It’s All a Crap Shoot Really

I was talking to a close friend the other day about whether or not he should quit his job to travel. He has a good job for his young age and a solid career plan, but he still toys with the idea of giving it up.  “I just don’t want to be thirty and have nothing to show for myself,” he finally admitted.

Leap of Faith
Creative Commons License photo credit: ClickFlashPhotos / Nicki Varkevisser

Well, neither do I, and no matter how much I hide, thirty isn’t all that far away for me. The things I want to show (to who?) are probably less tangible then money in the bank or a highly placed job, but they are still important.

There are people out there who think I’m flighty or ambitionless because my major desire right now is to quit my job and travel full time. They don’t often say it to my face but I can see it in their eyes and in the uncomfortable way they change the subject. These people generally aren’t invited to hang around in my life too long. I find them less threatening than amusing. I think I’ve thought out the principles that govern my life better than many people have. 

Principles like:

  • There’s no reason you need to do what everybody else is doing.
  • Don’t put off your dreams until later when you could be doing them RIGHT NOW.
  • Above all else, be interesting. Take risks, learn and treat everything in life as an opportunity.

Laid out on paper they start to sound less like revolutionary principles and more like clichés. The down and dirty truth is I don’t really know what I’m doing or how things are going to turn out.

People tend to ask my advice a lot. I think that is great but it also perplexes me. I’m twenty-five, single, I don’t like my job and I sleep in my childhood bedroom. Does that sound like someone who has it all figured out? In reality I am just a girl with a tirelessly upbeat attitude, a lot of big ideas and either enough luck, willpower or blind stupidity to make them work.
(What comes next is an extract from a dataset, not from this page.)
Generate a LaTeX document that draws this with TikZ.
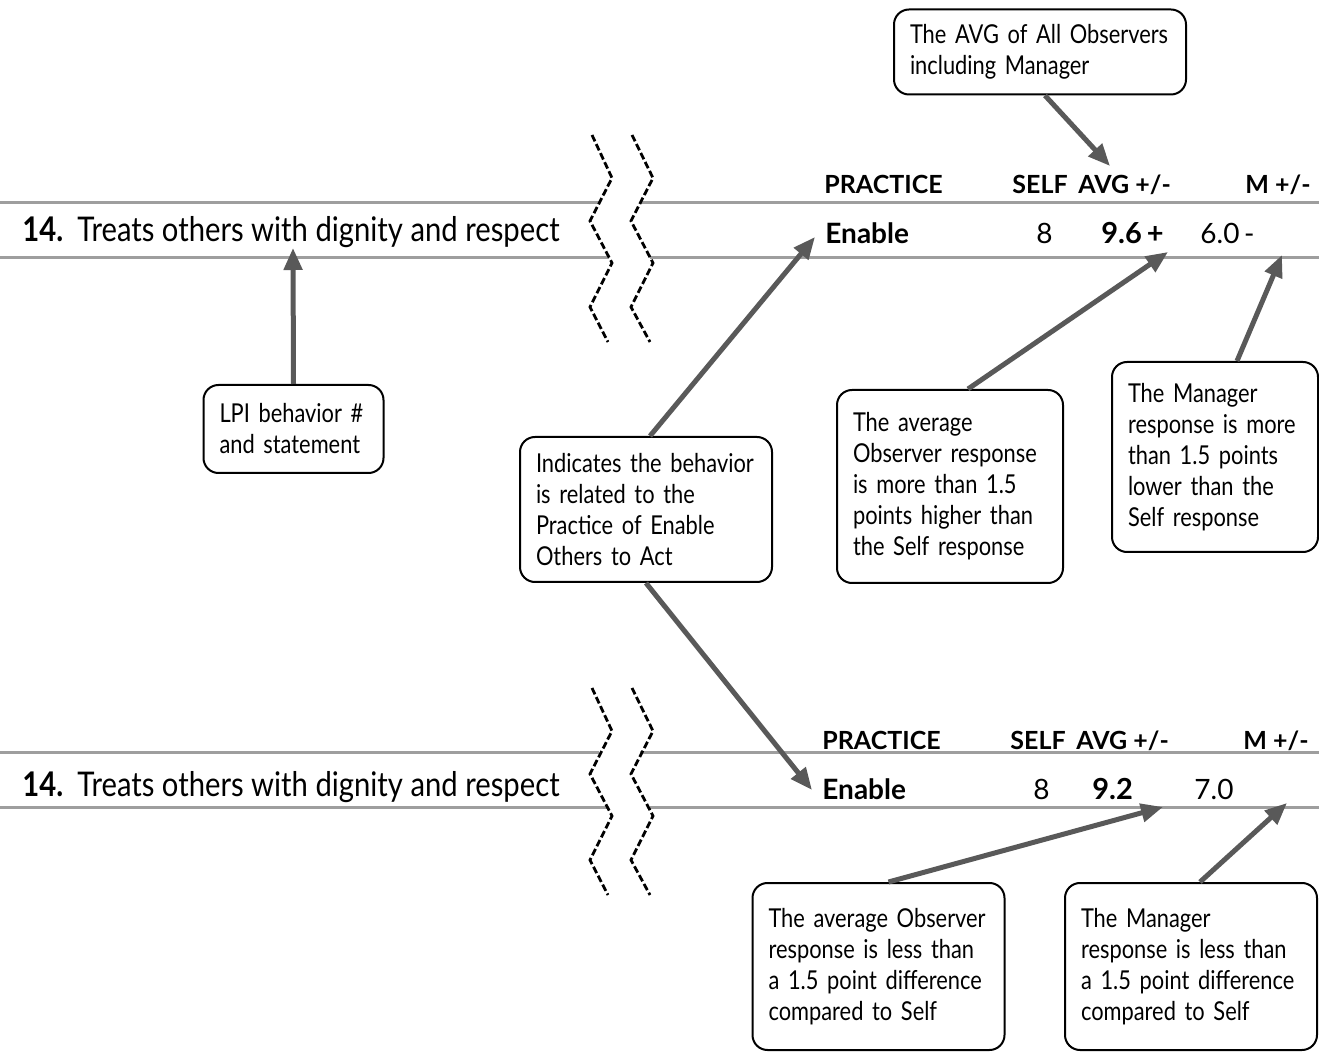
\documentclass[tikz,border=0pt]{standalone}
\usepackage{fontspec}
\setmainfont{Lato}
\newfontfamily\headfont[FakeStretch=0.86]{Lato}
\newfontfamily\notefont[FakeStretch=0.84]{Lato}
\usetikzlibrary{arrows.meta, positioning, calc}
\hyphenpenalty=10000

\begin{document}
\begin{tikzpicture}[
  x=0.5pt, y=-0.5pt,
  note/.style={draw, line width=1pt, rounded corners=7.5pt, fill=white, align=left, inner xsep=8pt, inner ysep=0pt, font=\notefont\fontsize{13}{15.5}\selectfont},
  rule/.style={draw=black!38, line width=1.5pt},
  zig/.style={draw, line width=1.4pt, dash pattern=on 3.5pt off 1.5pt},
  arr/.style={-{Triangle[length=11pt, width=9pt]}, line width=2.5pt, draw=black!65},
  behav/.style={anchor=base west, inner sep=0pt, font=\headfont\fontsize{17}{20}\selectfont},
  colhead/.style={anchor=base west, inner sep=0pt, font=\fontsize{12.5}{14}\selectfont\bfseries},
  cell/.style={anchor=base west, inner sep=0pt, font=\fontsize{14}{16}\selectfont}
]
\useasboundingbox (0,0) rectangle (1319,1053);

% upper row
\draw[rule] (0,203) -- (599,203);
\draw[rule] (640,203) -- (1319,203);
\draw[rule] (0,258) -- (609,258);
\draw[rule] (650,258) -- (1319,258);
\draw[zig] (592,135) -- (612,178) -- (590,221) -- (612,263) -- (590,307) -- (608,342);
\draw[zig] (632,135) -- (653,178) -- (631,221) -- (653,263) -- (631,307) -- (650,342);
\node[behav] (behav1) at (22,242) {\bfseries 14.\ \ \mdseries Treats others with dignity and respect};
\node[colhead] (prac1) at (824,194) {PRACTICE};
\node[colhead] (self1) at (1012,194) {SELF};
\node[colhead] (avg1) at (1078,194) {AVG +/-};
\node[colhead] (mgr1) at (1245,194) {M +/-};
\node[cell, font=\fontsize{14}{16}\selectfont\bfseries] (enab1) at (825,244) {Enable};
\node[cell] (sval1) at (1036,244) {8};
\node[cell, font=\fontsize{14.5}{16}\selectfont\bfseries] (aval1) at (1101,244) {9.6\,+};
\node[cell] (mval1) at (1200,244) {6.0\,-};

% lower row
\draw[rule] (0,753) -- (599,753);
\draw[rule] (640,753) -- (1319,753);
\draw[rule] (0,808) -- (609,808);
\draw[rule] (650,808) -- (1319,808);
\draw[zig] (592,688) -- (612,731) -- (590,774) -- (612,816) -- (590,860) -- (608,895);
\draw[zig] (632,688) -- (653,731) -- (631,774) -- (653,816) -- (631,860) -- (650,895);
\node[behav] (behav2) at (22,797) {\bfseries 14.\ \ \mdseries Treats others with dignity and respect};
\node[colhead] (prac2) at (822,750) {PRACTICE};
\node[colhead] (self2) at (1010,750) {SELF};
\node[colhead] (avg2) at (1076,750) {AVG +/-};
\node[colhead] (mgr2) at (1243,750) {M +/-};
\node[cell, font=\fontsize{14}{16}\selectfont\bfseries] (enab2) at (822,799) {Enable};
\node[cell] (sval2) at (1033,799) {8};
\node[cell, font=\fontsize{14.5}{16}\selectfont\bfseries] (aval2) at (1092,799) {9.2};
\node[cell] (mval2) at (1194,799) {7.0};

% notes
\node[note, text width=130pt, minimum height=42.5pt] (avgall) at (1040,52) {The AVG of All Observers\\including Manager};
\node[note, text width=74pt, minimum height=44pt] (lpi) at (293.5,429) {LPI behavior \#\\and statement};
\node[note, text width=110pt, minimum height=72.5pt] (indic) at (646,509.5) {Indicates the behavior\\is related to the\\Practice of Enable\\Others to Act};
\node[note, text width=97pt, minimum height=96.5pt] (hiavg) at (950,486.5) {The average\\Observer response\\is more than 1.5\\points higher than\\the Self response};
\node[note, text width=87pt, minimum height=95pt] (lomgr) at (1215,457) {The Manager\\response is more\\than 1.5 points\\lower than the\\Self response};
\node[note, text width=110pt, minimum height=83.5pt] (eqavg) at (878.5,966.5) {The average Observer\\response is less than\\a 1.5 point difference\\compared to Self};
\node[note, text width=110pt, minimum height=83.5pt] (eqmgr) at (1191,966.5) {The Manager\\response is less than\\a 1.5 point difference\\compared to Self};

% arrow tips
\coordinate (tavg) at (1110,166);
\coordinate (tlpi) at (293,248);
\coordinate (tprac1) at (815,237);
\coordinate (tprac2) at (812,790);
\coordinate (thi) at (1168,252);
\coordinate (tlo) at (1282,255);
\coordinate (teqa) at (1163,807);
\coordinate (teqm) at (1287,803);

\draw[arr] ($(avgall.south)+(5,0)$) -- (tavg);
\draw[arr] (lpi.north) -- (tlpi);
\draw[arr] ($(indic.north)+(4,0)$) -- (tprac1);
\draw[arr] (indic.south) -- (tprac2);
\draw[arr] ($(hiavg.north)+(18,0)$) -- (thi);
\draw[arr] ($(lomgr.north)+(22,0)$) -- (tlo);
\draw[arr] ($(eqavg.north)+(10,0)$) -- (teqa);
\draw[arr] ($(eqmgr.north)+(9,0)$) -- (teqm);
\end{tikzpicture}
\end{document}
So there is 30, just five years away. I think about myself five years ago. Oh man, I was a different person then. You guys wouldn’t recognize me! I’d barely been out of the country and I was way too caught up in my own insecurities and personal dramas to think beyond the semester, let alone configure a life plan. There are a lot of things I’d like to go back and change about being 20.

So, will I feel the same way at 30 looking back on 25? Will I seem foolish and idealistic? Perhaps, but I don’t think so. I don’t know what my life will look like then, but I’m pretty sure I’m not going to change so drastically that I regret what’s happening now. I’m not racking up loads of debt, and I’m not slamming doors. I’ve observed enough lately to know that there are grounds here for a career and/or lifestyle. And even if my life goes in an entirely different direction than expected, I’m confident that my thoughts and beliefs now are going to guide me, not spite me.

So no I don’t have it all figured out, but anyone who says they do is lying.

The thing that I should have reminded my friend is that there is no panel of judges you have to face at thirty to have the merits of your existence evaluated. You don’t need anybody’s rubber stamp of approval to go on living. In the end the only person you have to justify your actions to is yourself.

The only things I can justify doing at this point in life are the ones that make me happy. They are what makes sense to me and I’m pretty sure that in the end, I can live with that.